OBJECTIVE: Using the data below, gather each line that includes the word "matplotlib".

DATASET EXCERPT:
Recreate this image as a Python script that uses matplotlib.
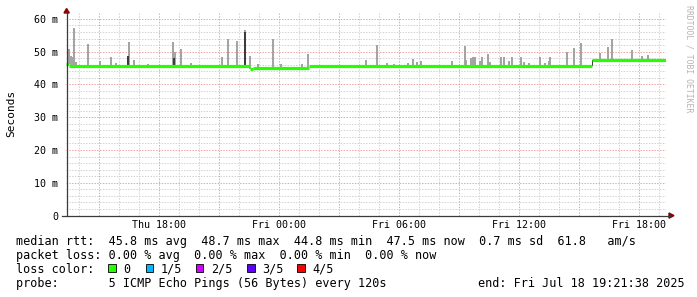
import matplotlib
matplotlib.use("Agg")
import matplotlib.pyplot as plt
import numpy as np
from matplotlib.lines import Line2D
from matplotlib.patches import Polygon, Rectangle

W, H = 697, 297
MONO = "DejaVu Sans Mono"

# time axis: hours since Thu 00:00
T_START = 13.3606   # Thu 13:21:38
T_END = 43.3606     # Fri 19:21:38

# median rtt in ms (step segments: start time, value)
med_t = [13.36, 13.50, 22.55, 22.70, 25.50, 39.68]
med_v = [46.3, 45.5, 44.8, 45.1, 45.6, 47.6]

# smoke: max ping per spike (time h, top ms)
spike_t = [13.49, 13.61, 13.71, 13.76, 13.86, 14.46, 15.06, 15.63, 15.86, 16.51,
           16.74, 17.46, 18.71, 18.81, 19.11, 19.63, 21.16, 21.46, 21.91, 22.31,
           22.58, 22.96, 23.73, 24.11, 25.15, 25.46, 28.36, 28.89, 29.41, 29.76,
           30.46, 30.73, 30.91, 31.11, 32.66, 33.31, 33.36, 33.61, 33.71, 33.81,
           34.06, 34.16, 34.46, 34.56, 35.11, 35.24, 35.51, 35.64, 36.11, 36.26,
           36.51, 37.04, 37.31, 37.51, 37.56, 38.43, 38.74, 38.76, 39.11, 40.04,
           40.46, 40.66, 41.66, 42.16, 42.46]
spike_top = [50.7, 48.6, 48.5, 57.1, 46.7, 52.2, 47.0, 48.5, 46.6, 52.9,
             47.4, 46.2, 52.9, 49.8, 50.9, 46.4, 48.5, 53.9, 53.2, 56.5,
             48.6, 46.3, 53.9, 46.2, 46.3, 49.3, 47.4, 52.0, 46.4, 46.3,
             46.6, 47.7, 46.8, 47.0, 47.0, 51.7, 47.4, 48.2, 48.3, 48.5,
             47.2, 48.3, 49.3, 46.7, 48.3, 48.3, 47.0, 48.5, 48.3, 46.8,
             46.4, 48.3, 46.6, 47.3, 48.5, 49.8, 47.5, 51.0, 52.5, 49.5,
             51.3, 54.0, 50.6, 48.6, 49.0]

# darker inner smoke
dark_t = [13.45, 16.46, 18.76, 22.31, 39.68]
dark_lo = [45.5, 45.2, 45.3, 45.5, 45.5]
dark_hi = [47.6, 48.7, 48.0, 56.0, 47.6]

xtick_pos = [18, 24, 30, 36, 42]
xtick_lab = ["Thu 18:00", "Fri 00:00", "Fri 06:00", "Fri 12:00", "Fri 18:00"]
ytick_pos = [0, 10, 20, 30, 40, 50, 60]
ytick_lab = ["0", "10 m", "20 m", "30 m", "40 m", "50 m", "60 m"]

loss_lab = ["0", "1/5", "2/5", "3/5", "4/5"]
loss_col = ["#26ff00", "#00b8ff", "#d000ff", "#5e00ff", "#ff0000"]


def fx(px):
    return px / W


def fy(py):
    return 1 - py / H


fig = plt.figure(figsize=(W / 100, H / 100), dpi=100)
fig.patch.set_facecolor("white")

# plot area: x 66..666 px, y 13..215.5 px
ax = fig.add_axes([fx(66), fy(215.5), 600 / W, 202.5 / H])
ax.set_xlim(T_START, T_END)
ax.set_ylim(0, 61.8)
for s in ax.spines.values():
    s.set_visible(False)

# grid
dots = (0, (1.4, 1.4))
for h in range(14, 44):
    c = "#eda3a3" if h % 3 == 0 else "#d2d2d2"
    ax.axvline(h, color=c, lw=0.72, ls=dots, zorder=1)
for v in range(2, 62, 2):
    c = "#eda3a3" if v % 10 == 0 else "#d2d2d2"
    ax.axhline(v, color=c, lw=0.72, ls=dots, zorder=1)

# smoke
base = np.array(med_v)[np.searchsorted(med_t, spike_t, side="right") - 1]
ax.bar(spike_t, np.array(spike_top) - base, width=0.1, bottom=base,
       color="#a4a4a4", align="center", zorder=2)
ax.bar(dark_t, np.array(dark_hi) - np.array(dark_lo), width=0.07,
       bottom=dark_lo, color="#3c3c3c", zorder=3)

# median line
ends = med_t[1:] + [T_END]
ax.hlines(med_v, med_t, ends, colors="#26ff00", lw=2.3, zorder=4)

ax.set_xticks(xtick_pos)
ax.set_xticklabels(xtick_lab, fontfamily=MONO, fontsize=7.2)
ax.set_yticks(ytick_pos)
ax.set_yticklabels(ytick_lab, fontfamily=MONO, fontsize=7.2)
ax.tick_params(axis="x", length=0, pad=3.5)
ax.tick_params(axis="y", length=0, pad=5.5)

# axes with arrows
ac = "#3a3a3a"
fig.add_artist(Line2D([fx(66.5), fx(66.5)], [fy(215.5), fy(11)], color=ac, lw=0.9))
fig.add_artist(Line2D([fx(62), fx(670)], [fy(215.5), fy(215.5)], color=ac, lw=0.9))
fig.add_artist(Polygon([[fx(64), fy(13)], [fx(69.3), fy(13)], [fx(66.6), fy(8.5)]],
                       closed=True, color="#8b0000"))
fig.add_artist(Polygon([[fx(669), fy(213)], [fx(669), fy(218.2)], [fx(674), fy(215.6)]],
                       closed=True, color="#8b0000"))

fig.text(fx(11), fy(113), "Seconds", rotation=90, ha="center", va="center",
         fontfamily=MONO, fontsize=8)
fig.text(fx(688.5), fy(5), "RRDTOOL / TOBI OETIKER", rotation=-90, ha="center",
         va="top", fontfamily=MONO, fontsize=5.9, color="#b4b4b4")

# legend rows
fs = 8.5
fig.text(fx(16), fy(245),
         "median rtt:  45.8 ms avg  48.7 ms max  44.8 ms min  47.5 ms now  0.7 ms sd  61.8   am/s",
         fontfamily=MONO, fontsize=fs, va="baseline")
fig.text(fx(16), fy(259),
         "packet loss: 0.00 % avg  0.00 % max  0.00 % min  0.00 % now",
         fontfamily=MONO, fontsize=fs, va="baseline")
fig.text(fx(16), fy(273), "loss color:", fontfamily=MONO, fontsize=fs, va="baseline")
box_x = [108, 145.7, 195.7, 247, 297]
for bx, lab, c in zip(box_x, loss_lab, loss_col):
    fig.add_artist(Rectangle((fx(bx), fy(271.5)), 7.5 / W, 7.5 / H, facecolor=c,
                             edgecolor="black", lw=0.6))
    fig.text(fx(bx + 15), fy(273), lab, fontfamily=MONO, fontsize=fs, va="baseline")
fig.text(fx(16), fy(287), "probe:       5 ICMP Echo Pings (56 Bytes) every 120s",
         fontfamily=MONO, fontsize=fs, va="baseline")
fig.text(fx(478), fy(287), "end: Fri Jul 18 19:21:38 2025",
         fontfamily=MONO, fontsize=fs, va="baseline")

fig.savefig("out.png", dpi=100)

SOLUTION TO THE EXERCISE:
Recreate this image as a Python script that uses matplotlib.
import matplotlib
matplotlib.use("Agg")
import matplotlib.pyplot as plt
from matplotlib.lines import Line2D
from matplotlib.patches import Polygon, Rectangle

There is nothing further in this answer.